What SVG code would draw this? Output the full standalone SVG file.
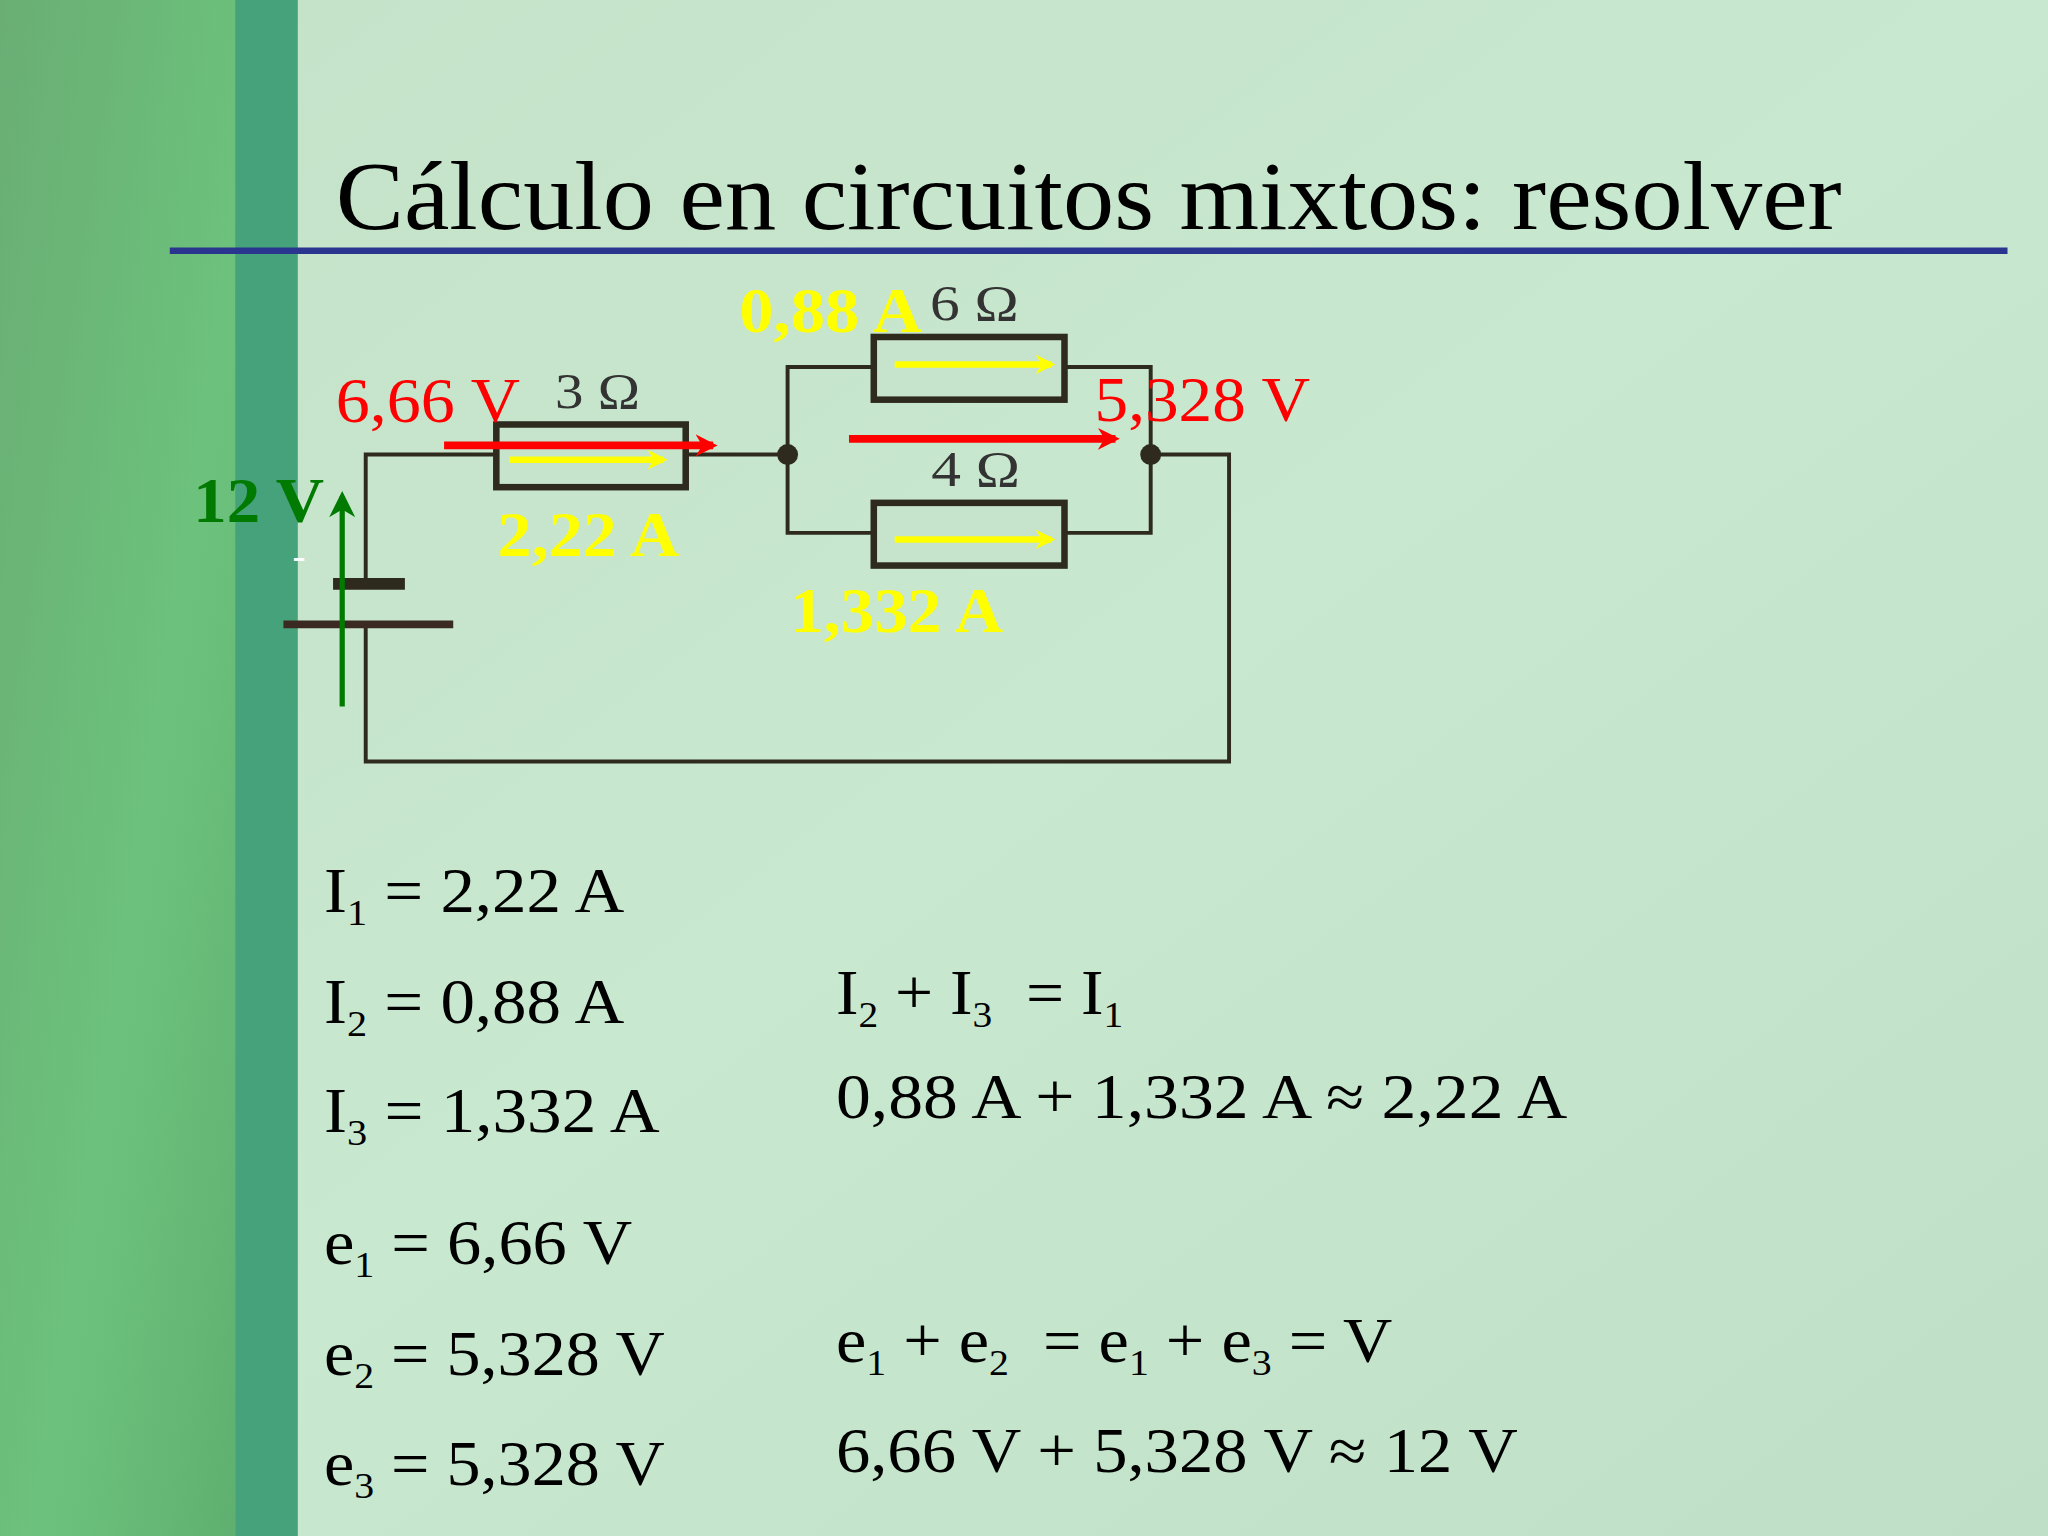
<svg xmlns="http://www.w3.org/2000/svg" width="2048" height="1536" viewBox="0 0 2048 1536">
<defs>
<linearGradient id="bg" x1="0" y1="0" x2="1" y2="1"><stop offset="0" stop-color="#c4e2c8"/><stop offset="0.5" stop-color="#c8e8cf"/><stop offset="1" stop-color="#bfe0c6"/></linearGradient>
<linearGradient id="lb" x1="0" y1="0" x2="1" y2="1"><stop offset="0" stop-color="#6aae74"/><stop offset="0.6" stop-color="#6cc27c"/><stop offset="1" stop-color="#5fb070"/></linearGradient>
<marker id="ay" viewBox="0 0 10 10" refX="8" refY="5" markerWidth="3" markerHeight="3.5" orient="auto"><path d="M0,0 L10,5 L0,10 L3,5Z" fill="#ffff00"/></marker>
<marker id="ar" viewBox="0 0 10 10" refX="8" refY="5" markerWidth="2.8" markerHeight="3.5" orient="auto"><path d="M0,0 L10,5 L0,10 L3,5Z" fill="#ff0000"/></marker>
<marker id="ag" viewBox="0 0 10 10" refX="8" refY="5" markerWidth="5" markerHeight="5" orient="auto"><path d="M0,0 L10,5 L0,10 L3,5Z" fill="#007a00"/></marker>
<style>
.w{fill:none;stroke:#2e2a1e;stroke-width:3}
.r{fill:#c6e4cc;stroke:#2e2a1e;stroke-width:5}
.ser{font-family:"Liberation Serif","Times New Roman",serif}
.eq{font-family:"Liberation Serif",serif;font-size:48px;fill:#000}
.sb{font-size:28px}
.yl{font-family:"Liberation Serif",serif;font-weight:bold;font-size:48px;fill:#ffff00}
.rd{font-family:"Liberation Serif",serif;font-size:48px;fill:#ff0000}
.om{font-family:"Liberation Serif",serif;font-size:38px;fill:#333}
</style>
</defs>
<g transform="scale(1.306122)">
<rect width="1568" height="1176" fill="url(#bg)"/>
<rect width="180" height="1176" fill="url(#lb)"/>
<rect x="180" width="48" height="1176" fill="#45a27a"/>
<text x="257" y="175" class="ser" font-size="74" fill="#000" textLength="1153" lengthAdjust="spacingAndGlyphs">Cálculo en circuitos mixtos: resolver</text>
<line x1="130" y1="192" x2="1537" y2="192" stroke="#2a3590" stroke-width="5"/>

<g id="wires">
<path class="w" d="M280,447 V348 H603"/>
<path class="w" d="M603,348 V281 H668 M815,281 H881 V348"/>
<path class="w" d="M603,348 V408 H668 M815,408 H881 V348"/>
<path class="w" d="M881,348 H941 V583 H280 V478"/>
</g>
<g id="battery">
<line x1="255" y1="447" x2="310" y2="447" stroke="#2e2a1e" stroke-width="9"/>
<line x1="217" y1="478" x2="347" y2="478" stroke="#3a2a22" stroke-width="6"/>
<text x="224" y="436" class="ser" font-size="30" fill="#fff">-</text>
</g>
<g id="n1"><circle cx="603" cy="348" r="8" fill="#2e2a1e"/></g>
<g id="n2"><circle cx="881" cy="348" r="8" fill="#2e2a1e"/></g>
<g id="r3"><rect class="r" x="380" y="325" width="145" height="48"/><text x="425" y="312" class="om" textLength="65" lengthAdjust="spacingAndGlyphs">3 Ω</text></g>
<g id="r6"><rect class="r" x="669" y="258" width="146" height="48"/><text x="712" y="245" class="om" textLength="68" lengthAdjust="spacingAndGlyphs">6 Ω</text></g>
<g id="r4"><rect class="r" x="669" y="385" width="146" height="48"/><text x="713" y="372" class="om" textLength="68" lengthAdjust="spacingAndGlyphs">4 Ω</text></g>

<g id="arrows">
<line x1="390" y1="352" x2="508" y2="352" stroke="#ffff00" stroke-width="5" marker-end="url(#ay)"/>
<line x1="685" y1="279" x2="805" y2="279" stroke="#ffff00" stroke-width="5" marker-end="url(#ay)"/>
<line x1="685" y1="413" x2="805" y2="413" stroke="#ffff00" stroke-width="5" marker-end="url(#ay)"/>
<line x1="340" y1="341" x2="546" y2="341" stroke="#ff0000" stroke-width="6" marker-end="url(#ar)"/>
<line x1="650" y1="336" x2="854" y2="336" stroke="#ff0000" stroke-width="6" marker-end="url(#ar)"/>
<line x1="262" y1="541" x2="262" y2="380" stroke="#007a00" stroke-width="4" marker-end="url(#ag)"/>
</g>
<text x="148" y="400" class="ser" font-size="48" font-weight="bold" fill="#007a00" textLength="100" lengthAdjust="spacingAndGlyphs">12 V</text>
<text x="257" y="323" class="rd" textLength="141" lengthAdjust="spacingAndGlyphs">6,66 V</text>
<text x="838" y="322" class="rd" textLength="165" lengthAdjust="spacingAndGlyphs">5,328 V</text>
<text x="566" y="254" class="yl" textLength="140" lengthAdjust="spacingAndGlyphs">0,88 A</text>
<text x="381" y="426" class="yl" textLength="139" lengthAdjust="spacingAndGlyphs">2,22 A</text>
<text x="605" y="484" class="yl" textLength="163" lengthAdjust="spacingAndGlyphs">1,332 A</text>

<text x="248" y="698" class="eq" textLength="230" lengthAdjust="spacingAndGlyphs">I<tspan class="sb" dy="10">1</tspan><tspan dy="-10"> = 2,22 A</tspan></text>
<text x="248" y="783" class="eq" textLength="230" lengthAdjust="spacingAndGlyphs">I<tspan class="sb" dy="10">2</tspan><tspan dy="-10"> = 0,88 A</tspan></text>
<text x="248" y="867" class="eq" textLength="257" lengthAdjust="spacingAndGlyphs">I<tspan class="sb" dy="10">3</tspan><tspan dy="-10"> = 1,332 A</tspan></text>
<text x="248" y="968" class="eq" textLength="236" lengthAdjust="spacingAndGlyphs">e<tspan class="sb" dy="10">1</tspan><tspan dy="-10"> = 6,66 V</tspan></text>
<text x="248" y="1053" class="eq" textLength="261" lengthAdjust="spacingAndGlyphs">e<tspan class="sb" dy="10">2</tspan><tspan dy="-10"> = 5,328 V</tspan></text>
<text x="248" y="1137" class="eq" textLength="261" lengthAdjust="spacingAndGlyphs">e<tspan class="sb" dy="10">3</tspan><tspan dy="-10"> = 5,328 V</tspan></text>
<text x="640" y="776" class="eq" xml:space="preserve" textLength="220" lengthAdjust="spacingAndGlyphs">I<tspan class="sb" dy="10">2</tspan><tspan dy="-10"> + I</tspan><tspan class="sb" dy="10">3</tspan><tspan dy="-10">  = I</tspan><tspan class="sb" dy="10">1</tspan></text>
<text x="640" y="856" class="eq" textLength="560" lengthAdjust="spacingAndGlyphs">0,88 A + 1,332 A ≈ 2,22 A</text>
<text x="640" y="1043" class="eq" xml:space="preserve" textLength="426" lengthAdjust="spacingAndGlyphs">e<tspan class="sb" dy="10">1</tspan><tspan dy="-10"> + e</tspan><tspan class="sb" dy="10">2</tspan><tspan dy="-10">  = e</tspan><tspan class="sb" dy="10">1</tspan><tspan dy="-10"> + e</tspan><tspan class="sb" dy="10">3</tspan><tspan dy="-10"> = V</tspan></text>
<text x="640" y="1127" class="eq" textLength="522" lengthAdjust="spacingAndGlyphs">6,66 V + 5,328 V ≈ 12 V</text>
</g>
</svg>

◇ ◇ ◇ ◇ ◇ ◇ ◇

TO DO.
Ignore the images and quote every line of the listing exactly.

EXERCISE RESULT.
What SVG code would draw this? Output the full standalone SVG file.
<svg xmlns="http://www.w3.org/2000/svg" width="2048" height="1536" viewBox="0 0 2048 1536">
<defs>
<linearGradient id="bg" x1="0" y1="0" x2="1" y2="1"><stop offset="0" stop-color="#c4e2c8"/><stop offset="0.5" stop-color="#c8e8cf"/><stop offset="1" stop-color="#bfe0c6"/></linearGradient>
<linearGradient id="lb" x1="0" y1="0" x2="1" y2="1"><stop offset="0" stop-color="#6aae74"/><stop offset="0.6" stop-color="#6cc27c"/><stop offset="1" stop-color="#5fb070"/></linearGradient>
<marker id="ay" viewBox="0 0 10 10" refX="8" refY="5" markerWidth="3" markerHeight="3.5" orient="auto"><path d="M0,0 L10,5 L0,10 L3,5Z" fill="#ffff00"/></marker>
<marker id="ar" viewBox="0 0 10 10" refX="8" refY="5" markerWidth="2.8" markerHeight="3.5" orient="auto"><path d="M0,0 L10,5 L0,10 L3,5Z" fill="#ff0000"/></marker>
<marker id="ag" viewBox="0 0 10 10" refX="8" refY="5" markerWidth="5" markerHeight="5" orient="auto"><path d="M0,0 L10,5 L0,10 L3,5Z" fill="#007a00"/></marker>
<style>
.w{fill:none;stroke:#2e2a1e;stroke-width:3}
.r{fill:#c6e4cc;stroke:#2e2a1e;stroke-width:5}
.ser{font-family:"Liberation Serif","Times New Roman",serif}
.eq{font-family:"Liberation Serif",serif;font-size:48px;fill:#000}
.sb{font-size:28px}
.yl{font-family:"Liberation Serif",serif;font-weight:bold;font-size:48px;fill:#ffff00}
.rd{font-family:"Liberation Serif",serif;font-size:48px;fill:#ff0000}
.om{font-family:"Liberation Serif",serif;font-size:38px;fill:#333}
</style>
</defs>
<g transform="scale(1.306122)">
<rect width="1568" height="1176" fill="url(#bg)"/>
<rect width="180" height="1176" fill="url(#lb)"/>
<rect x="180" width="48" height="1176" fill="#45a27a"/>
<text x="257" y="175" class="ser" font-size="74" fill="#000" textLength="1153" lengthAdjust="spacingAndGlyphs">Cálculo en circuitos mixtos: resolver</text>
<line x1="130" y1="192" x2="1537" y2="192" stroke="#2a3590" stroke-width="5"/>

<g id="wires">
<path class="w" d="M280,447 V348 H603"/>
<path class="w" d="M603,348 V281 H668 M815,281 H881 V348"/>
<path class="w" d="M603,348 V408 H668 M815,408 H881 V348"/>
<path class="w" d="M881,348 H941 V583 H280 V478"/>
</g>
<g id="battery">
<line x1="255" y1="447" x2="310" y2="447" stroke="#2e2a1e" stroke-width="9"/>
<line x1="217" y1="478" x2="347" y2="478" stroke="#3a2a22" stroke-width="6"/>
<text x="224" y="436" class="ser" font-size="30" fill="#fff">-</text>
</g>
<g id="n1"><circle cx="603" cy="348" r="8" fill="#2e2a1e"/></g>
<g id="n2"><circle cx="881" cy="348" r="8" fill="#2e2a1e"/></g>
<g id="r3"><rect class="r" x="380" y="325" width="145" height="48"/><text x="425" y="312" class="om" textLength="65" lengthAdjust="spacingAndGlyphs">3 Ω</text></g>
<g id="r6"><rect class="r" x="669" y="258" width="146" height="48"/><text x="712" y="245" class="om" textLength="68" lengthAdjust="spacingAndGlyphs">6 Ω</text></g>
<g id="r4"><rect class="r" x="669" y="385" width="146" height="48"/><text x="713" y="372" class="om" textLength="68" lengthAdjust="spacingAndGlyphs">4 Ω</text></g>

<g id="arrows">
<line x1="390" y1="352" x2="508" y2="352" stroke="#ffff00" stroke-width="5" marker-end="url(#ay)"/>
<line x1="685" y1="279" x2="805" y2="279" stroke="#ffff00" stroke-width="5" marker-end="url(#ay)"/>
<line x1="685" y1="413" x2="805" y2="413" stroke="#ffff00" stroke-width="5" marker-end="url(#ay)"/>
<line x1="340" y1="341" x2="546" y2="341" stroke="#ff0000" stroke-width="6" marker-end="url(#ar)"/>
<line x1="650" y1="336" x2="854" y2="336" stroke="#ff0000" stroke-width="6" marker-end="url(#ar)"/>
<line x1="262" y1="541" x2="262" y2="380" stroke="#007a00" stroke-width="4" marker-end="url(#ag)"/>
</g>
<text x="148" y="400" class="ser" font-size="48" font-weight="bold" fill="#007a00" textLength="100" lengthAdjust="spacingAndGlyphs">12 V</text>
<text x="257" y="323" class="rd" textLength="141" lengthAdjust="spacingAndGlyphs">6,66 V</text>
<text x="838" y="322" class="rd" textLength="165" lengthAdjust="spacingAndGlyphs">5,328 V</text>
<text x="566" y="254" class="yl" textLength="140" lengthAdjust="spacingAndGlyphs">0,88 A</text>
<text x="381" y="426" class="yl" textLength="139" lengthAdjust="spacingAndGlyphs">2,22 A</text>
<text x="605" y="484" class="yl" textLength="163" lengthAdjust="spacingAndGlyphs">1,332 A</text>

<text x="248" y="698" class="eq" textLength="230" lengthAdjust="spacingAndGlyphs">I<tspan class="sb" dy="10">1</tspan><tspan dy="-10"> = 2,22 A</tspan></text>
<text x="248" y="783" class="eq" textLength="230" lengthAdjust="spacingAndGlyphs">I<tspan class="sb" dy="10">2</tspan><tspan dy="-10"> = 0,88 A</tspan></text>
<text x="248" y="867" class="eq" textLength="257" lengthAdjust="spacingAndGlyphs">I<tspan class="sb" dy="10">3</tspan><tspan dy="-10"> = 1,332 A</tspan></text>
<text x="248" y="968" class="eq" textLength="236" lengthAdjust="spacingAndGlyphs">e<tspan class="sb" dy="10">1</tspan><tspan dy="-10"> = 6,66 V</tspan></text>
<text x="248" y="1053" class="eq" textLength="261" lengthAdjust="spacingAndGlyphs">e<tspan class="sb" dy="10">2</tspan><tspan dy="-10"> = 5,328 V</tspan></text>
<text x="248" y="1137" class="eq" textLength="261" lengthAdjust="spacingAndGlyphs">e<tspan class="sb" dy="10">3</tspan><tspan dy="-10"> = 5,328 V</tspan></text>
<text x="640" y="776" class="eq" xml:space="preserve" textLength="220" lengthAdjust="spacingAndGlyphs">I<tspan class="sb" dy="10">2</tspan><tspan dy="-10"> + I</tspan><tspan class="sb" dy="10">3</tspan><tspan dy="-10">  = I</tspan><tspan class="sb" dy="10">1</tspan></text>
<text x="640" y="856" class="eq" textLength="560" lengthAdjust="spacingAndGlyphs">0,88 A + 1,332 A ≈ 2,22 A</text>
<text x="640" y="1043" class="eq" xml:space="preserve" textLength="426" lengthAdjust="spacingAndGlyphs">e<tspan class="sb" dy="10">1</tspan><tspan dy="-10"> + e</tspan><tspan class="sb" dy="10">2</tspan><tspan dy="-10">  = e</tspan><tspan class="sb" dy="10">1</tspan><tspan dy="-10"> + e</tspan><tspan class="sb" dy="10">3</tspan><tspan dy="-10"> = V</tspan></text>
<text x="640" y="1127" class="eq" textLength="522" lengthAdjust="spacingAndGlyphs">6,66 V + 5,328 V ≈ 12 V</text>
</g>
</svg>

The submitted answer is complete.